-- start of Information shown --

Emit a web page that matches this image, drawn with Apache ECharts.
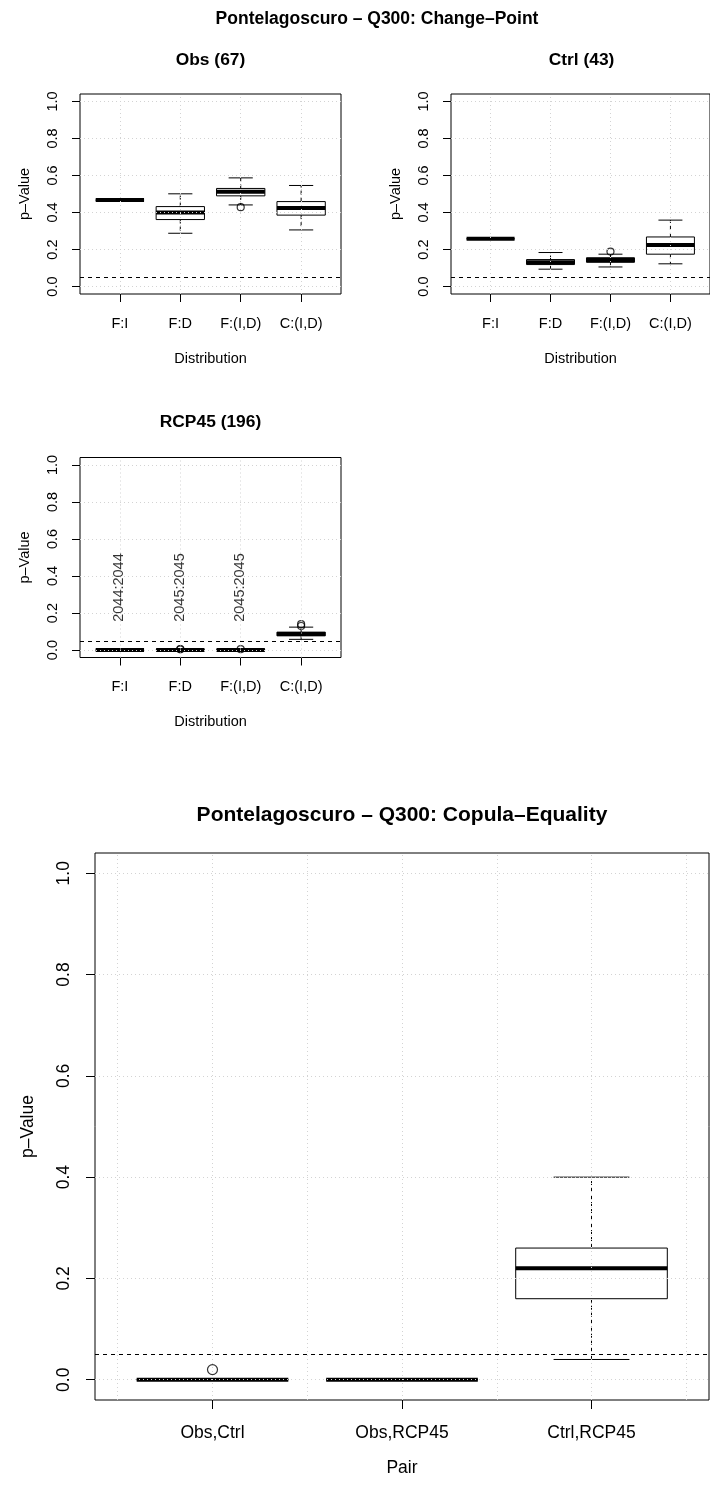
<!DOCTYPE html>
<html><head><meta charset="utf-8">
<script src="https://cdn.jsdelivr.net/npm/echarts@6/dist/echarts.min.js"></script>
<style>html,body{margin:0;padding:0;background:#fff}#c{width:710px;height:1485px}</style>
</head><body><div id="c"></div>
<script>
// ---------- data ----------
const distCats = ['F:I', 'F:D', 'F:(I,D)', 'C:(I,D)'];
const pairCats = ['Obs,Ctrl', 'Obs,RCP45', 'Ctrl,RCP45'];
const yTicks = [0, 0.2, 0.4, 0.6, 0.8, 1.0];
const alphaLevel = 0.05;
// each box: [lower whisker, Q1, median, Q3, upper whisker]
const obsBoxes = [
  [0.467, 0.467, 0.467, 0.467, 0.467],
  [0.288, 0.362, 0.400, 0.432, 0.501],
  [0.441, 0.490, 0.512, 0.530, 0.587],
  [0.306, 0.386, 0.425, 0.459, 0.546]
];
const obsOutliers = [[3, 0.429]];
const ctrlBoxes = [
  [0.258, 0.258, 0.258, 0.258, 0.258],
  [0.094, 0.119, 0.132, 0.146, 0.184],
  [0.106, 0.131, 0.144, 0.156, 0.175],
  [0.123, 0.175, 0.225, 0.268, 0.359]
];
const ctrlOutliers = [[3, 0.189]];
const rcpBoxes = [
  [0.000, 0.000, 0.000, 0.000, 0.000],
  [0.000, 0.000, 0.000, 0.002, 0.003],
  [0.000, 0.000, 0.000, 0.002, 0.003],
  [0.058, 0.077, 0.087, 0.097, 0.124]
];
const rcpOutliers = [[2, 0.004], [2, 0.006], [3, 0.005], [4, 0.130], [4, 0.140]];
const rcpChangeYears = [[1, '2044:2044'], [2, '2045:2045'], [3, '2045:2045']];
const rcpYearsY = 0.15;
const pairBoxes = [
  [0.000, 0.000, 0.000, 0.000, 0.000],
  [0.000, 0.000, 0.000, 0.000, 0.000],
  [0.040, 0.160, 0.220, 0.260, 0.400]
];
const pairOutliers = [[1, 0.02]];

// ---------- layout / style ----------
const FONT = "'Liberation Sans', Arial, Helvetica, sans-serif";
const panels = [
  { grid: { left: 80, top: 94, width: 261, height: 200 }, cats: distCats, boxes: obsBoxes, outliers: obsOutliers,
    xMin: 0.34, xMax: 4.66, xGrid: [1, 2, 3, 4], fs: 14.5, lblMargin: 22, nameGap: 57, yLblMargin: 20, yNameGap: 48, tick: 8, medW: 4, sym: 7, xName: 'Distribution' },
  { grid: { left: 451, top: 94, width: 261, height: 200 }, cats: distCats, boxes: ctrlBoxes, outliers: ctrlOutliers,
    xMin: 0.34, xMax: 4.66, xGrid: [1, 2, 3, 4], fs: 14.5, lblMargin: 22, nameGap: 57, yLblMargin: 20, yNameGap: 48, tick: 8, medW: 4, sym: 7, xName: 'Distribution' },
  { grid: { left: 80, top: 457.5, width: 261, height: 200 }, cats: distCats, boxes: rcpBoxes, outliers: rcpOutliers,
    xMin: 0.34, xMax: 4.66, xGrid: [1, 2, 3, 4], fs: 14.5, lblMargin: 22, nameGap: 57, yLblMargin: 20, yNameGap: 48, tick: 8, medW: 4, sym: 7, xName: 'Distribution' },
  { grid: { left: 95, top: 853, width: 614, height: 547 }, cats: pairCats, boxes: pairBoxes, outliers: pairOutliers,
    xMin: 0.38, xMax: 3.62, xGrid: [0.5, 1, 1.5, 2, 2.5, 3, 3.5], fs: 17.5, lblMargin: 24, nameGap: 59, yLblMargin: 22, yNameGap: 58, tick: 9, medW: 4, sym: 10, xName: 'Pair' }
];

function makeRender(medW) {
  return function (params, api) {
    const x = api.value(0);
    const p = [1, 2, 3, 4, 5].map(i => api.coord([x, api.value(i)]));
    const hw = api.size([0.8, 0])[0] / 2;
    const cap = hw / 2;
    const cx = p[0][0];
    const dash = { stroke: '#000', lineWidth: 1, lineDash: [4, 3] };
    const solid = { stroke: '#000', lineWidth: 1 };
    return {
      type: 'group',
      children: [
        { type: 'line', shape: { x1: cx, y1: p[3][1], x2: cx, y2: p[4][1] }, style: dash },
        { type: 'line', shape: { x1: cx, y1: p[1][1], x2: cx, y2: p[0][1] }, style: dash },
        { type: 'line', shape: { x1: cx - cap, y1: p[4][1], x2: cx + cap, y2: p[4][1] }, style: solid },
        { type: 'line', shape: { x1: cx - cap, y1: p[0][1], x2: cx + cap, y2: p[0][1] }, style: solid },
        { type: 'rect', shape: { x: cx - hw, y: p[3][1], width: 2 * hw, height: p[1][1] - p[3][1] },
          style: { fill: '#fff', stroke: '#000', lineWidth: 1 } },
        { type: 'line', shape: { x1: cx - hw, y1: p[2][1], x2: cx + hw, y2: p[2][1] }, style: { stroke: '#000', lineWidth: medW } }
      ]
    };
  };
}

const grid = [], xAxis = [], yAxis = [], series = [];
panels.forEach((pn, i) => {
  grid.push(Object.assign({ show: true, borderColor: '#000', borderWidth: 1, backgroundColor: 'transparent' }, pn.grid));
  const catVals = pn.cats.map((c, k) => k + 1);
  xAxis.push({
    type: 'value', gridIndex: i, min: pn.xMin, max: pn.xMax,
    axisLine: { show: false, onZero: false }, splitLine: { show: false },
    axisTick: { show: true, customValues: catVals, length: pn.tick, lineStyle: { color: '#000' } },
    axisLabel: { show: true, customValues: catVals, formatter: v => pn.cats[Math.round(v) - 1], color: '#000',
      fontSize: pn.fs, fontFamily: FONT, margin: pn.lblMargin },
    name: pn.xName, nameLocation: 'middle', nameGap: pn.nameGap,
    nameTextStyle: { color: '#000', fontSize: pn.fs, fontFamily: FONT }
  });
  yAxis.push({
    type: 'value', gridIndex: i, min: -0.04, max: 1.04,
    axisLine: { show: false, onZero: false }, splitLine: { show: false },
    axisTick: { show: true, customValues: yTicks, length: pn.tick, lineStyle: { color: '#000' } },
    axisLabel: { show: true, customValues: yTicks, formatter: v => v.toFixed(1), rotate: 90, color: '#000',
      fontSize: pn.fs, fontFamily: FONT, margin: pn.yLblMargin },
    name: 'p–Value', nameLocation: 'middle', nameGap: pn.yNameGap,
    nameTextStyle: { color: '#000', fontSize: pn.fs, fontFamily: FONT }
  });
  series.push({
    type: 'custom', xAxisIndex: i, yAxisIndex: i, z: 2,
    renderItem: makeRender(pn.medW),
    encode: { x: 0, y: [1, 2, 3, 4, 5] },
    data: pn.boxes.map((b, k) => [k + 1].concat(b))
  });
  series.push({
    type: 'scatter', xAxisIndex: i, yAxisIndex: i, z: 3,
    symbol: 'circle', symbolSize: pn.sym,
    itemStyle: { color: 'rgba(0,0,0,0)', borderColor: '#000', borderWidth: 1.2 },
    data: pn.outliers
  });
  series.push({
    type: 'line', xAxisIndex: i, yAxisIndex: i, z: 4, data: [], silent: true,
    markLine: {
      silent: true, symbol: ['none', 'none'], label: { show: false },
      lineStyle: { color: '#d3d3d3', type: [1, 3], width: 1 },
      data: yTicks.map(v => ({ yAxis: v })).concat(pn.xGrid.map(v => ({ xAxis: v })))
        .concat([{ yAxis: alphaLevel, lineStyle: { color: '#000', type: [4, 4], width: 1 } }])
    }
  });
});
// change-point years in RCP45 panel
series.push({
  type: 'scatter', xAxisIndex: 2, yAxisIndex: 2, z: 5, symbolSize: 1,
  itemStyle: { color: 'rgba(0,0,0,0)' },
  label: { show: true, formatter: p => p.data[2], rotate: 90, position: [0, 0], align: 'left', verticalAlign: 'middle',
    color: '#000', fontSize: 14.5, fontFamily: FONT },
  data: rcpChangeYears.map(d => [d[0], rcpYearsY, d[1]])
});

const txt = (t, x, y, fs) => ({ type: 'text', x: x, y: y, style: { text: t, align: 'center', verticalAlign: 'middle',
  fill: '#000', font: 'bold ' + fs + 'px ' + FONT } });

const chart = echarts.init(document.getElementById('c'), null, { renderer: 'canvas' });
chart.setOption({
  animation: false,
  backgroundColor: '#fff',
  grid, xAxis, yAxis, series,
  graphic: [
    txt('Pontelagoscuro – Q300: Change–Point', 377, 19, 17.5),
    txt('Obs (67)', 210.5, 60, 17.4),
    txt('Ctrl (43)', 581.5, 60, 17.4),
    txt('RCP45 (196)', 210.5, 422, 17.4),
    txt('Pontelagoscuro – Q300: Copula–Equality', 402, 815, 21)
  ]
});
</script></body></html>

-- end of Information shown --

Given problem: Return only the lines from the start of the data through the line that contains "const pairOutliers = [[1, 0.02]];", please, copying them exactly and omitting all pictures.

Answer for this exercise:
Emit a web page that matches this image, drawn with Apache ECharts.
<!DOCTYPE html>
<html><head><meta charset="utf-8">
<script src="https://cdn.jsdelivr.net/npm/echarts@6/dist/echarts.min.js"></script>
<style>html,body{margin:0;padding:0;background:#fff}#c{width:710px;height:1485px}</style>
</head><body><div id="c"></div>
<script>
// ---------- data ----------
const distCats = ['F:I', 'F:D', 'F:(I,D)', 'C:(I,D)'];
const pairCats = ['Obs,Ctrl', 'Obs,RCP45', 'Ctrl,RCP45'];
const yTicks = [0, 0.2, 0.4, 0.6, 0.8, 1.0];
const alphaLevel = 0.05;
// each box: [lower whisker, Q1, median, Q3, upper whisker]
const obsBoxes = [
  [0.467, 0.467, 0.467, 0.467, 0.467],
  [0.288, 0.362, 0.400, 0.432, 0.501],
  [0.441, 0.490, 0.512, 0.530, 0.587],
  [0.306, 0.386, 0.425, 0.459, 0.546]
];
const obsOutliers = [[3, 0.429]];
const ctrlBoxes = [
  [0.258, 0.258, 0.258, 0.258, 0.258],
  [0.094, 0.119, 0.132, 0.146, 0.184],
  [0.106, 0.131, 0.144, 0.156, 0.175],
  [0.123, 0.175, 0.225, 0.268, 0.359]
];
const ctrlOutliers = [[3, 0.189]];
const rcpBoxes = [
  [0.000, 0.000, 0.000, 0.000, 0.000],
  [0.000, 0.000, 0.000, 0.002, 0.003],
  [0.000, 0.000, 0.000, 0.002, 0.003],
  [0.058, 0.077, 0.087, 0.097, 0.124]
];
const rcpOutliers = [[2, 0.004], [2, 0.006], [3, 0.005], [4, 0.130], [4, 0.140]];
const rcpChangeYears = [[1, '2044:2044'], [2, '2045:2045'], [3, '2045:2045']];
const rcpYearsY = 0.15;
const pairBoxes = [
  [0.000, 0.000, 0.000, 0.000, 0.000],
  [0.000, 0.000, 0.000, 0.000, 0.000],
  [0.040, 0.160, 0.220, 0.260, 0.400]
];
const pairOutliers = [[1, 0.02]];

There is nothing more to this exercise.